To repair the transmission of monetary policy to the real economy, European policy makers must take steps to shore up both sides of banks' balance sheets. This means acting on bank capital instead of just liquidity and funding. Lack of capital, together with economic uncertainty, is the main reason why banks are not lending. We estimate European banks will need to generate more than €200 billion in capital over the next three years to cover bad loans and new regulatory requirements.
First, policy makers should consider tapping the European Stability Mechanism to launch an asset-purchase program similar to the U.S. Federal Reserve's Term Asset-Backed Securities Loan Facility (TALF). This would let them buy out existing bank loans from strong banks that are backed by the ECB. The move would free up bank capital and allow new lending. It would also expose taxpayers to less risk than equity injections, and avoid moral hazard.
Second, a cross-border deposit guarantee fund should be established to help prevent further capital flight. The liabilities issue is key in the euro zone. Capital and deposit flight from periphery markets cannot be reversed with bond purchases alone. In a currency union without cross-border deposit guarantees, depositors and investors who worry about return on capital will always be tempted to move their money to the safest countries. This starves companies in the periphery countries of vital funding, and makes banks even more dependent on the ECB. Just a few weeks ago, Spanish banks started accessing the Banco de España's "emergency liquidity assistance," the last option after banks have run out of assets to use against regular ECB funding.
A cross-border deposit guarantee fund would prevent capital flight from accelerating.
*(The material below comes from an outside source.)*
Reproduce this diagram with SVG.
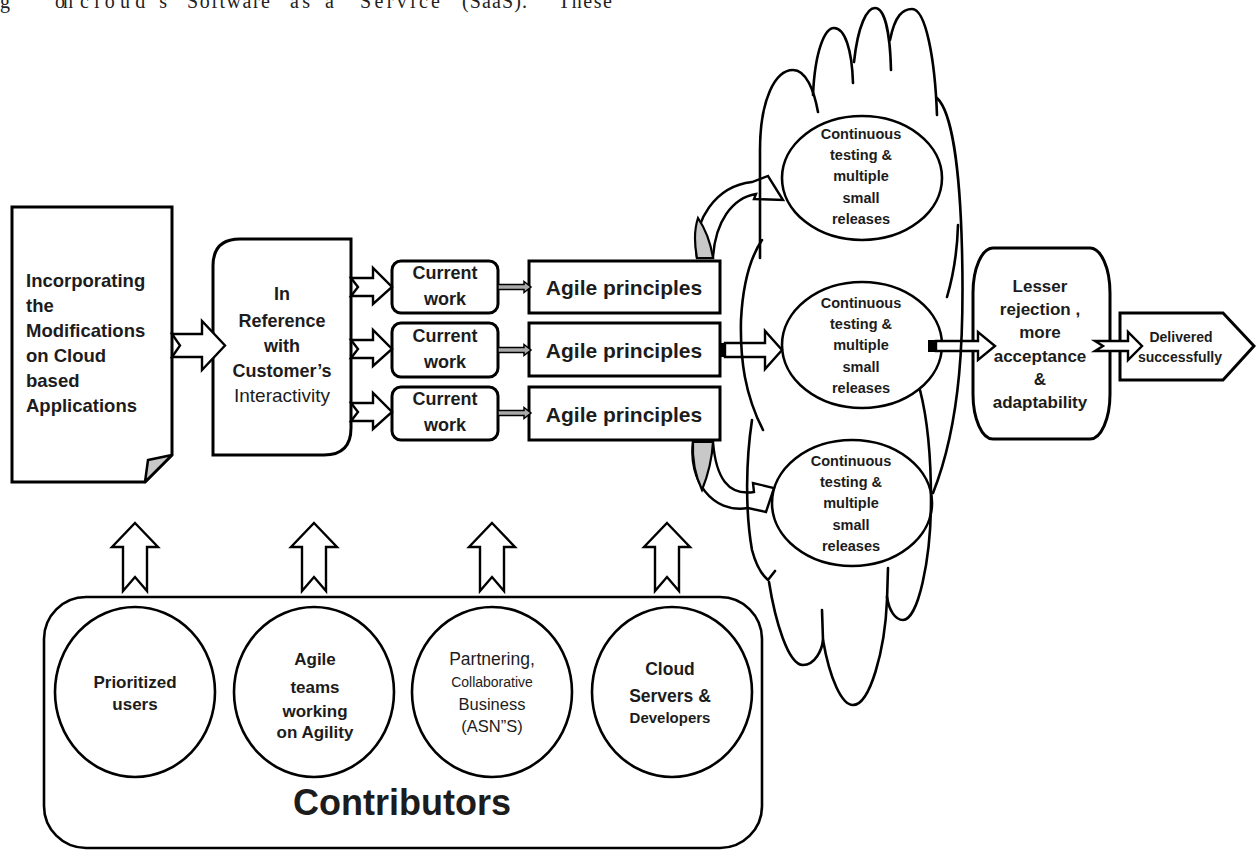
<svg xmlns="http://www.w3.org/2000/svg" width="1256" height="850" viewBox="0 0 1256 850">
<style>
.b{stroke:#000;stroke-width:3;fill:#fff;stroke-linejoin:miter}
.e{stroke:#000;stroke-width:2.6;fill:#fff}
.a{stroke:#000;stroke-width:2.4;fill:#fff;stroke-linejoin:miter}
.cl{stroke:#000;stroke-width:2.6;fill:none;stroke-linecap:round}
.t{font-family:"Liberation Sans",Arial,sans-serif;font-weight:bold;fill:#1c1c1c;text-anchor:middle}
.l{text-anchor:start}
.n{font-weight:normal}
.hd{font-family:"Liberation Serif","Times New Roman",serif;font-size:20px;fill:#222}
</style>
<rect width="1256" height="850" fill="#fff"/>

<g id="header">
<text class="hd" y="8" x="0">g</text>
<text class="hd" y="8" x="55" textLength="18" lengthAdjust="spacing">on</text>
<text class="hd" y="8" x="80" textLength="87" lengthAdjust="spacing">cloud's</text>
<text class="hd" y="8" x="187" textLength="83" lengthAdjust="spacing">Software</text>
<text class="hd" y="8" x="290" textLength="20" lengthAdjust="spacing">as</text>
<text class="hd" y="8" x="325">a</text>
<text class="hd" y="8" x="360" textLength="80" lengthAdjust="spacing">Service</text>
<text class="hd" y="8" x="462" textLength="65" lengthAdjust="spacing">(SaaS).</text>
<text class="hd" y="8" x="558" textLength="54" lengthAdjust="spacing">These</text>
</g>

<g id="doc">
<path class="b" stroke-width="3.5" d="M12 207 L172 207 L172 455 L145 482 L12 482 Z"/>
<path d="M148 460 L172 455 L145 482 Z" fill="#c8c8c8" stroke="#000" stroke-width="2.5" stroke-linejoin="round"/>
<g class="t l" font-size="18.5">
<text x="26" y="287">Incorporating</text>
<text x="26" y="312">the</text>
<text x="26" y="337">Modifications</text>
<text x="26" y="362">on Cloud</text>
<text x="26" y="387">based</text>
<text x="26" y="412">Applications</text>
</g>
</g>

<g id="customer">
<path class="b" d="M240 239 L351 239 L351 428 Q351 455 324 455 L213 455 L213 266 Q213 239 240 239 Z"/>
<g class="t" font-size="18">
<text x="282" y="300">In</text>
<text x="282" y="327">Reference</text>
<text x="282" y="352">with</text>
<text x="282" y="377">Customer’s</text>
<text x="282" y="402" class="n" font-size="19">Interactivity</text>
</g>
</g>

<g id="current1">
<rect class="b" x="392" y="261" width="106" height="52" rx="9"/>
<text class="t" font-size="18" x="445" y="279">Current</text>
<text class="t" font-size="18" x="445" y="305">work</text>
</g>
<g id="current2">
<rect class="b" x="392" y="323" width="106" height="54" rx="9"/>
<text class="t" font-size="18" x="445" y="342">Current</text>
<text class="t" font-size="18" x="445" y="368">work</text>
</g>
<g id="current3">
<rect class="b" x="392" y="387" width="106" height="53" rx="9"/>
<text class="t" font-size="18" x="445" y="405">Current</text>
<text class="t" font-size="18" x="445" y="431">work</text>
</g>

<g id="agile1">
<rect class="b" x="529" y="261" width="191" height="52"/>
<text class="t" font-size="21" x="624" y="295">Agile principles</text>
</g>
<g id="agile2">
<rect class="b" x="529" y="323" width="191" height="53"/>
<text class="t" font-size="21" x="624" y="358">Agile principles</text>
</g>
<g id="agile3">
<rect class="b" x="529" y="387" width="191" height="53"/>
<text class="t" font-size="21" x="624" y="422">Agile principles</text>
</g>

<g id="test1">
<ellipse class="e" cx="862" cy="178" rx="80" ry="62"/>
<g class="t" font-size="14.5">
<text x="861" y="139">Continuous</text>
<text x="861" y="160">testing &amp;</text>
<text x="861" y="181">multiple</text>
<text x="861" y="203">small</text>
<text x="861" y="224">releases</text>
</g>
</g>
<g id="test2">
<ellipse class="e" cx="862" cy="345" rx="80" ry="63"/>
<g class="t" font-size="14.5">
<text x="861" y="308">Continuous</text>
<text x="861" y="329">testing &amp;</text>
<text x="861" y="350">multiple</text>
<text x="861" y="372">small</text>
<text x="861" y="393">releases</text>
</g>
</g>
<g id="test3">
<ellipse class="e" cx="852" cy="503" rx="80" ry="63"/>
<g class="t" font-size="14.5">
<text x="851" y="466">Continuous</text>
<text x="851" y="487">testing &amp;</text>
<text x="851" y="508">multiple</text>
<text x="851" y="530">small</text>
<text x="851" y="551">releases</text>
</g>
</g>

<g id="lesser">
<rect class="b" x="973" y="248" width="137" height="191" rx="20" ry="45"/>
<g class="t" font-size="17">
<text x="1040" y="292">Lesser</text>
<text x="1040" y="315">rejection ,</text>
<text x="1040" y="338">more</text>
<text x="1040" y="362">acceptance</text>
<text x="1040" y="385">&amp;</text>
<text x="1040" y="408">adaptability</text>
</g>
</g>

<g id="delivered">
<path class="b" d="M1120 313 L1223 313 L1254 346 L1223 380 L1120 380 Z"/>
<text class="t" font-size="14" x="1181" y="342">Delivered</text>
<text class="t" font-size="14" x="1180" y="362">successfully</text>
</g>

<g id="contributors">
<rect class="e" x="44" y="597" width="718" height="251" rx="42"/>
<text class="t" font-size="36" x="402" y="815">Contributors</text>
</g>
<g id="c-users">
<ellipse class="e" cx="135" cy="692" rx="80" ry="85"/>
<text class="t" font-size="17" x="135" y="688">Prioritized</text>
<text class="t" font-size="17" x="135" y="710">users</text>
</g>
<g id="c-teams">
<ellipse class="e" cx="314" cy="692" rx="80" ry="85"/>
<text class="t" font-size="17" x="315" y="665">Agile</text>
<text class="t" font-size="17" x="315" y="693">teams</text>
<text class="t" font-size="17" x="315" y="717">working</text>
<text class="t" font-size="17" x="315" y="738">on Agility</text>
</g>
<g id="c-partner">
<ellipse class="e" cx="492" cy="692" rx="80" ry="85"/>
<text class="t n" font-size="17.5" x="492" y="665">Partnering,</text>
<text class="t n" font-size="14" x="492" y="687">Collaborative</text>
<text class="t n" font-size="16.5" x="492" y="710">Business</text>
<text class="t n" font-size="16.5" x="492" y="732">(ASN”S)</text>
</g>
<g id="c-cloud">
<ellipse class="e" cx="672" cy="692" rx="80" ry="85"/>
<text class="t" font-size="17.5" x="670" y="675">Cloud</text>
<text class="t" font-size="17.5" x="670" y="702">Servers &amp;</text>
<text class="t" font-size="15" x="670" y="723">Developers</text>
</g>

<g id="connectors">
<path class="a" d="M172 334 L202 334 L202 321 L225 345.5 L202 370 L202 357 L172 357 L180 345.5 Z"/>
<path class="a" d="M351 278 L373 278 L373 268 L392 287 L373 304 L373 296 L351 296 L358 287 Z"/>
<path class="a" d="M351 340 L373 340 L373 330 L392 349 L373 366 L373 358 L351 358 L358 349 Z"/>
<path class="a" d="M351 403 L373 403 L373 393 L392 412 L373 429 L373 421 L351 421 L358 412 Z"/>
<path d="M498 284.5 L524 284.5 L524 281.5 L531 287 L524 292.5 L524 289.5 L498 289.5 Z" fill="#aaa" stroke="#000" stroke-width="1.5"/>
<path d="M498 347.5 L524 347.5 L524 344.5 L531 350 L524 355.5 L524 352.5 L498 352.5 Z" fill="#aaa" stroke="#000" stroke-width="1.5"/>
<path d="M498 410.5 L524 410.5 L524 407.5 L531 413 L524 418.5 L524 415.5 L498 415.5 Z" fill="#aaa" stroke="#000" stroke-width="1.5"/>
<rect x="720" y="343" width="6" height="14" fill="#000"/>
<path class="a" d="M725 343 L765 343 L765 331 L782 350 L765 369 L765 357 L725 357 Z"/>
<path class="a" d="M697 258 C692 220 716 186 752 182 L768 176 L783 200 L754 199 L756 194 C732 198 715 222 713 258 Z"/>
<path d="M697 258 C694 242 694 230 698 218 C706 230 711 245 713 258 Z" fill="#c8c8c8" stroke="#000" stroke-width="2.2"/>
<path class="a" d="M693 442 C688 480 712 514 748 508 L766 512 L774 488 L753 483 L754 492 C728 496 716 478 713 442 Z"/>
<path d="M693 442 C692 460 695 475 702 490 C708 475 712 460 713 442 Z" fill="#c8c8c8" stroke="#000" stroke-width="2.2"/>
<rect x="928" y="340" width="10" height="12" fill="#000"/>
<path class="a" d="M936 341 L978 341 L978 332 L995 346 L978 360 L978 351 L936 351 Z"/>
<path class="a" d="M1095 341 L1128 341 L1128 332 L1142 346 L1128 360 L1128 351 L1095 351 L1103 346 Z"/>
<path class="a" d="M135 523 L158 547 L147 547 L147 591 L135 577 L123 591 L123 547 L112 547 Z"/>
<path class="a" d="M314 523 L337 547 L326 547 L326 591 L314 577 L302 591 L302 547 L291 547 Z"/>
<path class="a" d="M492 523 L515 547 L504 547 L504 591 L492 577 L480 591 L480 547 L469 547 Z"/>
<path class="a" d="M667 523 L690 547 L679 547 L679 591 L667 577 L655 591 L655 547 L644 547 Z"/>
</g>

<g id="cloud">
<path class="cl" d="M760 258 L760 150 C760 100 775 70 793 70 C806 70 814 90 818 112"/>
<path class="cl" d="M813 95 C815 50 825 28 834 28 C845 28 852 50 853 83"/>
<path class="cl" d="M854 62 C858 25 867 8 875 8 C884 8 890 30 891 70"/>
<path class="cl" d="M890 40 C895 15 903 9 912 9 C926 9 935 60 937 115"/>
<path class="cl" d="M937 98 C952 112 960 170 962 250 C964 330 962 420 933 493"/>
<path class="cl" d="M947 297 C952 280 957 260 958 225"/>
<path class="cl" d="M762 240 C752 255 743 280 741 320 C740 360 745 395 763 430"/>
<path class="cl" d="M752 420 C746 460 745 510 752 550 C756 565 762 575 768 580 M768 580 L775 571"/>
<path class="cl" d="M769 582 C775 620 788 665 803 665 C815 665 822 650 823 640 L822 610"/>
<path class="cl" d="M823 640 C830 680 842 705 853 705 C870 705 885 650 887 600 L888 568"/>
<path class="cl" d="M920 390 C929 425 931 460 931 500 C931 560 918 620 903 620 C895 620 889 610 887 597"/>
</g>
</svg>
Each country could charge banks a percentage of deposits each year and use the proceeds to cover potential losses across the euro zone. This would require a common bank regulator, as European Commission President José Manuel Barroso has recently suggested.
Such a proposal would need stronger political consensus and would meet resistance in Germany, which is one of the main beneficiaries of deposit flight and a country where many second-tier banks are undercapitalized. But a deposit-guarantee fund would be easier to implement than a full-fledged fiscal union. It would also be necessary to prevent euro-zone banks from being at the mercy of rating agencies and swings in investor sentiment.
Our indicators show that bond-funding costs in periphery euro countries have partly come back in line after the ECB announced its bond-buying plan this month. But loan funding is still diverging, and loans are 90% of credit in Italy and Spain. In other words, ECB purchases of Italian government bonds do not mean that local banks will give Italians a cheaper mortgage.
In addition, the ECB liquidity injections allowed periphery banks to increase their holdings of government paper, further exposing them to sovereign volatility. Banks in the euro-zone core, meanwhile, have retrenched from foreign lending to focus on their domestic markets. The result is that periphery credit markets have become increasingly localized and isolated, quarantined by foreign investors.
Over time, inaction could lead to a slow undoing of Europe's years of economic integration, with periphery countries becoming increasingly cut off from the core. Firms in the periphery countries will suffer from ever-higher funding costs and become forced to sell off foreign assets to raise cash. Eventually the flight of capital becomes the flight of people, as young workers leave their countries for better opportunities elsewhere.
The euro zone needs more than anaesthetic injections of liquidity. By persistently relying on temporary solutions, European leaders only risk making the problem worse. Europe must move quickly to improve bank capital and stop deposit flight. Otherwise, its clock will continue to tick backward.